After being driven to extinction in Ireland in the early 20th century, an ambitious reintroduction project began in 2007 as a collaborative effort between the National Parks and Wildlife Service in Ireland, Norwegian Institute for Nature Research in Norway, the Golden Eagle Trust in Ireland and a lot of volunteer farmers and supporters on the ground.
[Project Manager Dr Allan Mee with a young white-tailed eagle during phase one of the reintroduction]
100 young white-tailed eagles were released in the Killarney National Park during phase one between 2007 and 2011 and this has resulted in at least ten breeding pairs becoming established in Kerry, Galway, Clare, Tipperary and Cork producing at least 30 chicks between them.

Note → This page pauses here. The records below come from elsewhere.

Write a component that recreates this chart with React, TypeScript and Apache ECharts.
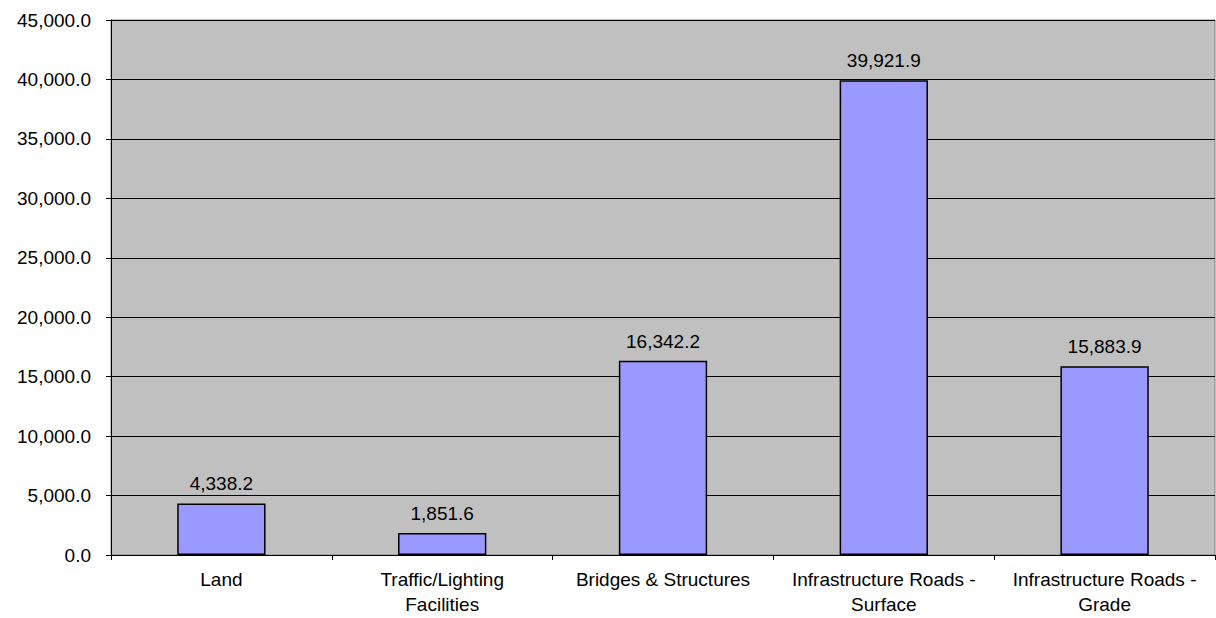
import React, { useEffect, useRef } from "react";
import * as echarts from "echarts";

const categories = [
  "Land",
  "Traffic/Lighting\nFacilities",
  "Bridges & Structures",
  "Infrastructure Roads -\nSurface",
  "Infrastructure Roads -\nGrade",
];
const values = [4338.2, 1851.6, 16342.2, 39921.9, 15883.9];
const yMin = 0;
const yMax = 45000;
const yInterval = 5000;

function fmt(v: number): string {
  const fixed = v.toFixed(1);
  const [intPart, dec] = fixed.split(".");
  const withCommas = intPart.replace(/\B(?=(\d{3})+(?!\d))/g, ",");
  return withCommas + "." + dec;
}

export default function App() {
  const ref = useRef<HTMLDivElement>(null);
  useEffect(() => {
    if (!ref.current) return;
    const chart = echarts.init(ref.current, null, { renderer: "svg" });
    const font = "'Liberation Sans', Arial, sans-serif";
    chart.setOption({
      animation: false,
      backgroundColor: "#ffffff",
      textStyle: { fontFamily: font },
      grid: {
        left: 111,
        top: 20,
        right: 1,
        bottom: 63,
        show: true,
        backgroundColor: "#C0C0C0",
        borderColor: "#808080",
        borderWidth: 1,
      },
      xAxis: {
        type: "category",
        data: categories,
        axisLine: { show: true, lineStyle: { color: "#000000", width: 1 } },
        axisTick: { show: true, length: 5, lineStyle: { color: "#000000" } },
        axisLabel: {
          color: "#000000",
          fontSize: 19,
          fontFamily: font,
          lineHeight: 25,
          margin: 12,
          interval: 0,
        },
      },
      yAxis: {
        type: "value",
        min: yMin,
        max: yMax,
        interval: yInterval,
        axisLine: { show: true, lineStyle: { color: "#000000", width: 1 } },
        axisTick: { show: true, length: 5, lineStyle: { color: "#000000" } },
        splitLine: { show: true, lineStyle: { color: "#000000", width: 1 } },
        axisLabel: {
          color: "#000000",
          fontSize: 19,
          fontFamily: font,
          margin: 20,
          formatter: (v: number) => fmt(v),
        },
      },
      series: [
        {
          type: "bar",
          data: values,
          barWidth: "40%",
          itemStyle: {
            color: "#9999FF",
            borderColor: "#000000",
            borderWidth: 1.5,
          },
          label: {
            show: true,
            position: "top",
            distance: 10,
            color: "#000000",
            fontSize: 19,
            fontFamily: font,
            formatter: (p: any) => fmt(p.value),
          },
        },
      ],
    });
    return () => chart.dispose();
  }, []);
  return (
    <div
      ref={ref}
      style={{ position: "fixed", left: 0, top: 0, width: 1216, height: 618 }}
    />
  );
}
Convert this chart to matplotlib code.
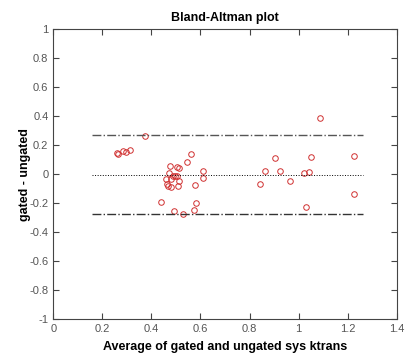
#!/usr/bin/env python3

"""
Bland-Altman plot of gated vs ungated sys ktrans.
"""

import numpy as np
import matplotlib
matplotlib.use('Agg')
import matplotlib.pyplot as plt

#data
avg = [0.258, 0.265, 0.285, 0.296, 0.313, 0.372,
       0.563, 0.544, 0.476, 0.506, 0.514, 0.609, 0.473, 0.612,
       0.487, 0.496, 0.503, 0.460, 0.479, 0.514, 0.462, 0.469,
       0.481, 0.508, 0.579, 0.440, 0.582, 0.492, 0.574, 0.530,
       0.844, 0.862, 0.904, 0.925, 0.965, 1.022, 1.043, 1.031,
       1.052, 1.087, 1.228, 1.228]
diff = [0.143, 0.136, 0.157, 0.152, 0.168, 0.267,
        0.140, 0.087, 0.057, 0.048, 0.041, 0.021, 0.011, -0.028,
        -0.012, -0.016, -0.016, -0.035, -0.035, -0.044, -0.067, -0.081,
        -0.086, -0.079, -0.072, -0.191, -0.196, -0.253, -0.247, -0.274,
        -0.069, 0.021, 0.115, 0.025, -0.044, 0.009, 0.014, -0.228,
        0.122, 0.389, 0.127, -0.138]
mean_diff = -0.005
upper_loa = 0.272
lower_loa = -0.277
line_span = [0.156, 1.262]

xticks = [0, 0.2, 0.4, 0.6, 0.8, 1, 1.2, 1.4]
yticks = [-1, -0.8, -0.6, -0.4, -0.2, 0, 0.2, 0.4, 0.6, 0.8, 1]


def main():
    plt.rcParams['font.family'] = ['Liberation Sans', 'DejaVu Sans']

    fig = plt.figure(figsize=(4.1, 3.54), dpi=100)
    ax = fig.add_axes([0.130, 0.099, 0.8375, 0.818])

    ax.plot(avg, diff, 'o', mfc='none', mec='#d03030', ms=4, mew=0.7)
    ax.plot(line_span, [mean_diff, mean_diff], ':', color='black', lw=0.7)
    ax.plot(line_span, [upper_loa, upper_loa], '-.', color='#555555', lw=1.0)
    ax.plot(line_span, [lower_loa, lower_loa], '-.', color='#333333', lw=1.0)

    ax.set_xlim(0, 1.4)
    ax.set_ylim(-1, 1)
    ax.set_xticks(xticks)
    ax.set_xticklabels([f'{t:g}' for t in xticks])
    ax.set_yticks(yticks)
    ax.set_yticklabels([f'{t:g}' for t in yticks])
    ax.tick_params(direction='in', top=True, right=True, length=4,
                   labelsize=8, labelcolor='#555555', color='#444444')
    for s in ax.spines.values():
        s.set_color('#444444')
        s.set_linewidth(0.8)

    ax.set_xlabel('Average of gated and ungated sys ktrans',
                  fontsize=9, fontweight='bold', labelpad=5)
    ax.set_ylabel('gated - ungated', fontsize=9, fontweight='bold',
                  labelpad=-1)
    ax.set_title('Bland-Altman plot', fontsize=9, fontweight='bold', pad=6)

    fig.savefig('out.png', dpi=100)


if __name__ == '__main__':
    main()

However, a recent scientific review of the reintroduction project indicated the small population is still vulnerable to factors such as illegal poisoning and the breeding population was negatively impacted by Avian Influenza in 2018 and storm Hannah in 2019.
A decision was made to conduct supplementary releases over a period of three years to bolster the existing population. Ten eagles were reintroduced last year (see here), this latest batch of 23 new arrivals will be released this year and more are expected to be released next year.
It’s an interesting time for this species. With the on-going reintroduction project on the Isle of Wight attracting widespread support and interest, an apparent green-light to begin a reintroduction in Norfolk met with mixed support and antipathy, a lot of interest in a proposed reintroduction to Wales, on-going persecution issues in eastern Scotland and general hysteria generated by the National Farmers Union Scotland, the Scottish Gamekeepers Association and parts of the media about the perceived damage supposedly being caused by sea eagles in parts of western Scotland (more on that topic soon), it’s not clear to me how the white-tailed eagle will fare over the coming years.
If it’s still not even safe for one to fly over the Cairngorms National Park without becoming victim to a poisoned bait (e.g. see here) then we have to recognise there is still much work to do.